▸ Available data
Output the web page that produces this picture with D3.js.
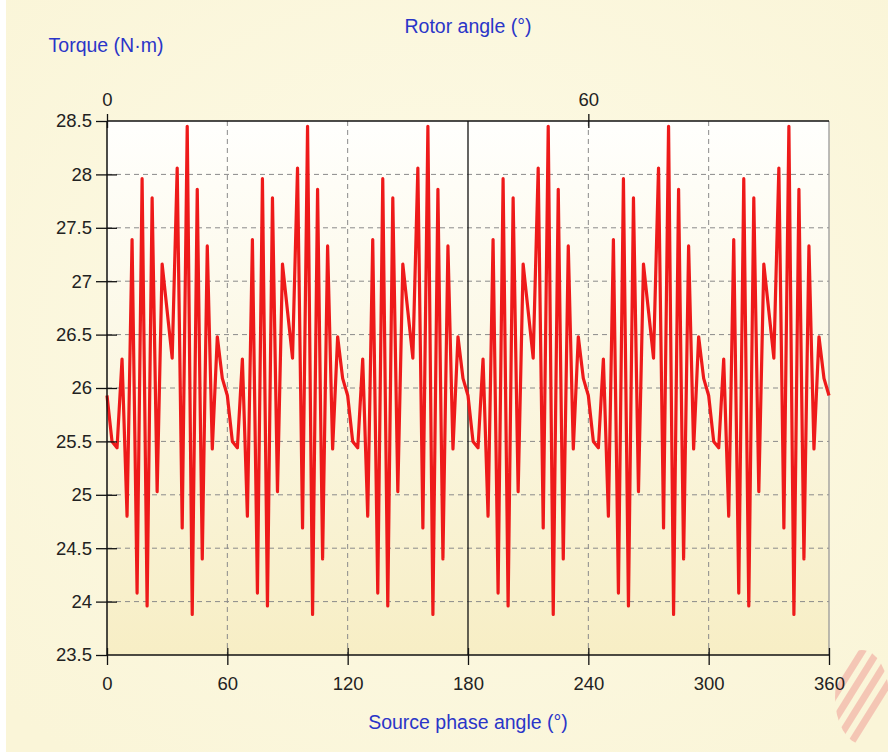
<!DOCTYPE html>
<html>
<head>
<meta charset="utf-8">
<script src="https://cdn.jsdelivr.net/npm/d3@7"></script>
<style>
	body {margin:0; background:#ffffff;}
	svg {display:block;}
	.tick text {font-family:"Liberation Sans", Arial, sans-serif; font-size:18.5px; fill:#222;}
	.axisTitle {font-family:"Liberation Sans", Arial, sans-serif; font-size:19.5px; fill:#2a35c8;}
</style>
</head>
<body>
<script>
//torque ripple vs source phase angle, sampled every 2.5 deg
var angleStep = 2.5;

var torque = [
	25.93, 25.50, 25.44, 26.27, 24.80, 27.39, 24.08, 27.96, 23.96, 27.78, 25.03, 27.16,
	26.72, 26.28, 28.06, 24.69, 28.45, 23.88, 27.86, 24.40, 27.33, 25.43, 26.48, 26.09,
	25.93, 25.50, 25.44, 26.27, 24.80, 27.39, 24.08, 27.96, 23.96, 27.78, 25.03, 27.16,
	26.72, 26.28, 28.06, 24.69, 28.45, 23.88, 27.86, 24.40, 27.33, 25.43, 26.48, 26.09,
	25.93, 25.50, 25.44, 26.27, 24.80, 27.39, 24.08, 27.96, 23.96, 27.78, 25.03, 27.16,
	26.72, 26.28, 28.06, 24.69, 28.45, 23.88, 27.86, 24.40, 27.33, 25.43, 26.48, 26.09,
	25.93, 25.50, 25.44, 26.27, 24.80, 27.39, 24.08, 27.96, 23.96, 27.78, 25.03, 27.16,
	26.72, 26.28, 28.06, 24.69, 28.45, 23.88, 27.86, 24.40, 27.33, 25.43, 26.48, 26.09,
	25.93, 25.50, 25.44, 26.27, 24.80, 27.39, 24.08, 27.96, 23.96, 27.78, 25.03, 27.16,
	26.72, 26.28, 28.06, 24.69, 28.45, 23.88, 27.86, 24.40, 27.33, 25.43, 26.48, 26.09,
	25.93, 25.50, 25.44, 26.27, 24.80, 27.39, 24.08, 27.96, 23.96, 27.78, 25.03, 27.16,
	26.72, 26.28, 28.06, 24.69, 28.45, 23.88, 27.86, 24.40, 27.33, 25.43, 26.48, 26.09,
	25.93
];

var xTicks = [0, 60, 120, 180, 240, 300, 360];
var rotorTicks = [0, 60];
var yTicks = [23.5, 24, 24.5, 25, 25.5, 26, 26.5, 27, 27.5, 28, 28.5];

(function(){

var width = 888,
	height = 756,
	plotLeft = 107,
	plotRight = 829,
	plotTop = 121,
	plotBottom = 655;

var svg = d3.select("body")
	.append("svg")
	.attr("width", width)
	.attr("height", height);

var defs = svg.append("defs");

var plotGrad = defs.append("linearGradient")
	.attr("id", "plotGrad")
	.attr("x1", 0).attr("y1", 0)
	.attr("x2", 0).attr("y2", 1);
plotGrad.append("stop").attr("offset", "0%").attr("stop-color", "#fffffd");
plotGrad.append("stop").attr("offset", "100%").attr("stop-color", "#f7eec5");

var pageGrad = defs.append("radialGradient")
	.attr("id", "pageGrad")
	.attr("cx", "50%").attr("cy", "45%").attr("r", "70%");
pageGrad.append("stop").attr("offset", "0%").attr("stop-color", "#fdfae6");
pageGrad.append("stop").attr("offset", "100%").attr("stop-color", "#faf5d8");

defs.append("clipPath")
	.attr("id", "logoClip")
	.append("ellipse")
	.attr("cx", 862)
	.attr("cy", 697)
	.attr("rx", 27)
	.attr("ry", 47);

//panel background
svg.append("rect")
	.attr("x", 6)
	.attr("y", 0)
	.attr("width", width - 6)
	.attr("height", 752)
	.style("fill", "url(#pageGrad)");

//faded logo stripes in the corner
var logo = svg.append("g")
	.attr("class", "logo")
	.attr("clip-path", "url(#logoClip)")
	.style("stroke", "#f0a69c")
	.style("stroke-opacity", 0.6)
	.style("stroke-width", 7);

var dir = [0.53, -0.85],
	nrm = [0.85, 0.53];

[0, 1, 2, 3].forEach(function(i){
	var cx = 858 + (i - 1.5) * 13 * nrm[0],
		cy = 695 + (i - 1.5) * 13 * nrm[1];
	logo.append("line")
		.attr("x1", cx - 60 * dir[0])
		.attr("y1", cy - 60 * dir[1])
		.attr("x2", cx + 60 * dir[0])
		.attr("y2", cy + 60 * dir[1]);
});

var x = d3.scaleLinear()
	.domain([0, 360])
	.range([plotLeft, plotRight]);

var xRotor = d3.scaleLinear()
	.domain([0, 90])
	.range([plotLeft, plotRight]);

var y = d3.scaleLinear()
	.domain([23.5, 28.5])
	.range([plotBottom, plotTop]);

svg.append("rect")
	.attr("x", plotLeft)
	.attr("y", plotTop)
	.attr("width", plotRight - plotLeft)
	.attr("height", plotBottom - plotTop)
	.style("fill", "url(#plotGrad)");

//dashed grid
svg.append("g")
	.attr("class", "gridY")
	.selectAll("line")
	.data(yTicks.slice(1, -1))
	.enter()
	.append("line")
	.attr("x1", plotLeft)
	.attr("x2", plotRight)
	.attr("y1", function(d){ return y(d); })
	.attr("y2", function(d){ return y(d); })
	.style("stroke", "#8a8a8a")
	.style("stroke-width", 1)
	.style("stroke-dasharray", "5,4");

svg.append("g")
	.attr("class", "gridX")
	.selectAll("line")
	.data([60, 120, 240, 300])
	.enter()
	.append("line")
	.attr("x1", function(d){ return x(d); })
	.attr("x2", function(d){ return x(d); })
	.attr("y1", plotTop)
	.attr("y2", plotBottom)
	.style("stroke", "#8a8a8a")
	.style("stroke-width", 1)
	.style("stroke-dasharray", "5,4");

//solid divider at 180 and right border
svg.append("line")
	.attr("x1", x(180)).attr("x2", x(180))
	.attr("y1", plotTop).attr("y2", plotBottom)
	.style("stroke", "#111")
	.style("stroke-width", 1.3);

svg.append("line")
	.attr("x1", x(360)).attr("x2", x(360))
	.attr("y1", plotTop).attr("y2", plotBottom)
	.style("stroke", "#999")
	.style("stroke-width", 1.3);

//torque trace
var line = d3.line()
	.x(function(d, i){ return x(i * angleStep); })
	.y(function(d){ return y(d); });

svg.append("path")
	.datum(torque)
	.attr("d", line)
	.style("fill", "none")
	.style("stroke", "#ee1a1a")
	.style("stroke-width", 3.2)
	.style("stroke-linejoin", "round");

//axes
var xAxis = d3.axisBottom(x)
	.tickValues(xTicks)
	.tickSize(10)
	.tickPadding(12)
	.tickFormat(d3.format("d"));

var gx = svg.append("g")
	.attr("class", "axis")
	.attr("transform", "translate(0," + plotBottom + ")")
	.call(xAxis);

var topAxis = d3.axisTop(xRotor)
	.tickValues(rotorTicks)
	.tickSize(7)
	.tickPadding(8)
	.tickFormat(d3.format("d"));

var gt = svg.append("g")
	.attr("class", "axis")
	.attr("transform", "translate(0," + plotTop + ")")
	.call(topAxis);

var yAxis = d3.axisLeft(y)
	.tickValues(yTicks)
	.tickSize(11)
	.tickPadding(4)
	.tickFormat(function(d){ return d3.format("")(d); });

var gy = svg.append("g")
	.attr("class", "axis")
	.attr("transform", "translate(" + plotLeft + ",0)")
	.call(yAxis);

[gx, gt, gy].forEach(function(g){
	g.select(".domain")
		.style("stroke", "#111")
		.style("stroke-width", 1.5);
	g.selectAll(".tick line")
		.style("stroke", "#111")
		.style("stroke-width", 1.3);
});
//the domain paths carry outer ticks, draw the frame ourselves
gx.select(".domain").attr("d", "M" + plotLeft + ",0H" + plotRight);
gt.select(".domain").attr("d", "M" + plotLeft + ",0H" + plotRight);
gy.select(".domain").attr("d", "M0," + plotTop + "V" + plotBottom);

//ticks cross the axis lines
gx.selectAll(".tick line").attr("y1", -7);
gt.selectAll(".tick line").attr("y1", 7);
gy.selectAll(".tick line").attr("x1", 10);
gy.selectAll(".tick").filter(function(d){ return d === 23.5 || d === 28.5; })
	.select("line").attr("x1", 0);

//axis titles
svg.append("text")
	.attr("class", "axisTitle")
	.attr("x", 106)
	.attr("y", 52)
	.attr("text-anchor", "middle")
	.text("Torque (N·m)");

svg.append("text")
	.attr("class", "axisTitle")
	.attr("x", 468)
	.attr("y", 33)
	.attr("text-anchor", "middle")
	.text("Rotor angle (°)");

svg.append("text")
	.attr("class", "axisTitle")
	.attr("x", 468)
	.attr("y", 729)
	.attr("text-anchor", "middle")
	.text("Source phase angle (°)");

})();
</script>
</body>
</html>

▸ What this task involves
Repeat exactly and only the lines from the start of the data above through the line that holds "var angleStep = 2.5;", inclusive. Pictures do not belong in the copy.

▸ Solution to this exercise
Output the web page that produces this picture with D3.js.
<!DOCTYPE html>
<html>
<head>
<meta charset="utf-8">
<script src="https://cdn.jsdelivr.net/npm/d3@7"></script>
<style>
	body {margin:0; background:#ffffff;}
	svg {display:block;}
	.tick text {font-family:"Liberation Sans", Arial, sans-serif; font-size:18.5px; fill:#222;}
	.axisTitle {font-family:"Liberation Sans", Arial, sans-serif; font-size:19.5px; fill:#2a35c8;}
</style>
</head>
<body>
<script>
//torque ripple vs source phase angle, sampled every 2.5 deg
var angleStep = 2.5;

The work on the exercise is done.